1111 Light Street was constructed in the 1980s and reflects the amenity standards of that period: fitness center, pool, concierge, covered parking. The building has undergone capital improvements but does not offer the smart-home integrations or luxury finishes of Harbor Point or newer 414 Water Street units. For renters, this translates to lower rent but also smaller closets, older HVAC systems, and less flexibility in unit layouts. For condo purchasers, it means lower acquisition cost but higher likelihood of special assessments as mechanical systems age.

The building's mixed tenure (roughly 40 percent owner-occupied, 60 percent rented) creates management complexity and affects resale velocity. Condos in buildings with higher investor ratios experience slower sales timelines and lower appreciation. A two-bedroom condo at 1111 Light Street purchased at $500,000 in 2015 would have appreciated roughly 20 to 25 percent by 2024, while comparable purchases in Federal Hill appreciated 35 to 45 percent over the same period.

Practical Decision Framework

Renting at 1111 Light Street makes sense for residents who prioritize waterfront proximity and accept limited neighborhood walkability, or for those working in Harbor East who value a short commute over neighborhood character. The building appeals to young professionals in finance, healthcare administration, or tech roles with 2 to 4-year employment horizons.

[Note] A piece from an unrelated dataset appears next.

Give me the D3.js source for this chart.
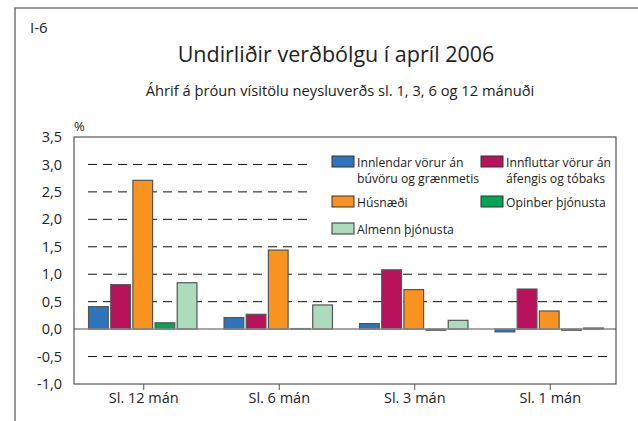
<!DOCTYPE html>
<html lang="is">
  <head>
    <meta charset="utf-8">
    <script src="https://cdn.jsdelivr.net/npm/d3@7/dist/d3.min.js"></script>
    <style>
      body { margin: 0; background: #fff; }
      svg { display: block; font-family: "Open Sans", sans-serif; }
    </style>
  </head>
  <body>
    <svg id="chart"></svg>
  </body>
  <script>
    // data
    var categories = ["Sl. 12 mán", "Sl. 6 mán", "Sl. 3 mán", "Sl. 1 mán"];
    var seriesNames = ["Innlendar vörur án búvöru og grænmetis", "Innfluttar vörur án áfengis og tóbaks",
                       "Húsnæði", "Opinber þjónusta", "Almenn þjónusta"];
    var innlendar = [0.41, 0.21, 0.10, -0.05];
    var innfluttar = [0.81, 0.27, 1.08, 0.73];
    var husnaedi = [2.71, 1.44, 0.72, 0.33];
    var opinber = [0.115, 0.01, -0.02, -0.02];
    var almenn = [0.845, 0.44, 0.16, 0.02];
    var yTicks = [-1.0, -0.5, 0.0, 0.5, 1.0, 1.5, 2.0, 2.5, 3.0, 3.5];

    var colors = ["#2e74bb", "#b8125c", "#f7931e", "#00a651", "#acdcbc"];
    var seriesValues = [innlendar, innfluttar, husnaedi, opinber, almenn];

    var width = 638, height = 421;
    var svg = d3.select("#chart").attr("width", width).attr("height", height);

    var plot = {left: 74, right: 616, top: 137, bottom: 384};

    // frame (top + left only)
    svg.append("path")
      .attr("d", "M15," + height + "V8H" + width)
      .attr("fill", "none")
      .attr("stroke", "#777")
      .attr("stroke-width", 1.5);

    svg.append("text").attr("x", 30).attr("y", 33)
      .attr("font-size", 15).attr("fill", "#222").text("I-6");

    svg.append("text").attr("x", 336).attr("y", 62)
      .attr("text-anchor", "middle").attr("font-size", 21.5).attr("fill", "#222")
      .text("Undirliðir verðbólgu í apríl 2006");

    svg.append("text").attr("x", 340).attr("y", 96)
      .attr("text-anchor", "middle").attr("font-size", 14.7).attr("fill", "#222")
      .text("Áhrif á þróun vísitölu neysluverðs sl. 1, 3, 6 og 12 mánuði");

    svg.append("text").attr("x", 74).attr("y", 131)
      .attr("font-size", 13).attr("fill", "#222").text("%");

    // scales
    var y = d3.scaleLinear().domain([-1, 3.5]).range([plot.bottom, plot.top]);
    var x0 = d3.scaleBand().domain(categories).range([plot.left, plot.right]);
    var pad = x0.bandwidth() * 0.1;
    var x1 = d3.scaleBand().domain(d3.range(seriesNames.length))
      .range([pad + 1, x0.bandwidth() - pad + 1]).paddingInner(0.11);

    // grid lines (upper ones stop before the legend)
    var gridTicks = yTicks.filter(function(t){ return t !== 0 && t !== 3.5 && t !== -1; });
    svg.append("g").selectAll("line").data(gridTicks).enter()
      .append("line")
      .attr("x1", plot.left + 14)
      .attr("x2", function(d){ return d >= 2 ? 307 : plot.right - 4; })
      .attr("y1", function(d){ return y(d); })
      .attr("y2", function(d){ return y(d); })
      .attr("stroke", "#111")
      .attr("stroke-width", 1)
      .attr("stroke-dasharray", "9,6");

    // bars
    var groups = svg.append("g").selectAll("g").data(categories).enter()
      .append("g")
      .attr("transform", function(d){ return "translate(" + x0(d) + ",0)"; });

    groups.selectAll("rect")
      .data(function(d, i){
        return seriesValues.map(function(s, k){ return {k: k, v: s[i]}; });
      })
      .enter().append("rect")
      .attr("x", function(d){ return x1(d.k); })
      .attr("width", x1.bandwidth())
      .attr("y", function(d){ return y(Math.max(0, d.v)); })
      .attr("height", function(d){ return Math.abs(y(d.v) - y(0)); })
      .attr("fill", function(d){ return colors[d.k]; })
      .attr("stroke", "#555")
      .attr("stroke-width", 1.2);

    // zero line
    svg.append("line")
      .attr("x1", plot.left).attr("x2", plot.right)
      .attr("y1", y(0)).attr("y2", y(0))
      .attr("stroke", "#888").attr("stroke-width", 1.5);

    // plot box
    svg.append("rect")
      .attr("x", plot.left).attr("y", plot.top)
      .attr("width", plot.right - plot.left).attr("height", plot.bottom - plot.top)
      .attr("fill", "none").attr("stroke", "#333").attr("stroke-width", 1);

    // y axis
    var yAxis = d3.axisLeft(y).tickValues(yTicks).tickSize(0).tickPadding(12)
      .tickFormat(function(d){ return d3.format(".1f")(d).replace(".", ",").replace("−", "-"); });
    var gy = svg.append("g").attr("transform", "translate(" + plot.left + ",0)").call(yAxis);
    gy.select(".domain").remove();
    gy.selectAll("text").attr("font-size", 14.5).attr("font-family", "Open Sans, sans-serif").attr("fill", "#222");

    // x axis
    var xAxis = d3.axisBottom(x0).tickSize(6).tickPadding(3);
    var gx = svg.append("g").attr("transform", "translate(2," + plot.bottom + ")").call(xAxis);
    gx.select(".domain").remove();
    gx.selectAll("line").attr("stroke", "#555");
    gx.selectAll("text").attr("font-size", 14.5).attr("font-family", "Open Sans, sans-serif").attr("fill", "#222");

    // legend
    var legend = [
      {k: 0, x: 332, y: 156, lines: ["Innlendar vörur án", "búvöru og grænmetis"]},
      {k: 1, x: 481, y: 156, lines: ["Innfluttar vörur án", "áfengis og tóbaks"]},
      {k: 2, x: 332, y: 196, lines: ["Húsnæði"]},
      {k: 3, x: 481, y: 196, lines: ["Opinber þjónusta"]},
      {k: 4, x: 332, y: 223, lines: ["Almenn þjónusta"]}
    ];
    var lg = svg.append("g").selectAll("g").data(legend).enter().append("g");
    lg.append("rect")
      .attr("x", function(d){ return d.x; })
      .attr("y", function(d){ return d.y; })
      .attr("width", 22).attr("height", 11)
      .attr("fill", function(d){ return colors[d.k]; })
      .attr("stroke", "#333").attr("stroke-width", 1);
    lg.each(function(d){
      var t = d3.select(this).append("text")
        .attr("font-size", 12.2).attr("fill", "#222");
      d.lines.forEach(function(l, i){
        t.append("tspan")
          .attr("x", d.x + 25)
          .attr("y", d.y + 10.5 + i * 16)
          .text(l);
      });
    });
  </script>
</html>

Purchasing a condo here requires different reasoning. The investment case depends on either a 7+ year hold (to recover closing costs and ride modest appreciation), owner-occupancy (to capture the waterfront lifestyle value), or a specific calculation around rental yield. The building currently produces gross rental income of roughly 4 to 4.5 percent annually on the purchase price, which is competitive with other Inner Harbor buildings but lower than further neighborhoods with lower acquisition costs.

The single largest variable for Inner Harbor real estate is downtown population growth and commercial development velocity in Harbor East. Since 2010, downtown Baltimore's population has grown approximately 15 percent, with Inner Harbor capturing most of that growth. This trend supports hold times and appreciation forecasts, but it is not independent of broader Baltimore employment growth, which lags regional peers.

For renters with flexibility, the trade-off is clear: pay the Inner Harbor premium and live adjacent to the city's most developed amenities, or move east to Canton or northeast to Fells Point and retain neighborhood character with a slightly longer commute. For buyers, the question is whether waterfront proximity and immediate proximity to employment centers justifies reduced school district access and slower appreciation compared to Federal Hill or Canton condos at similar price points.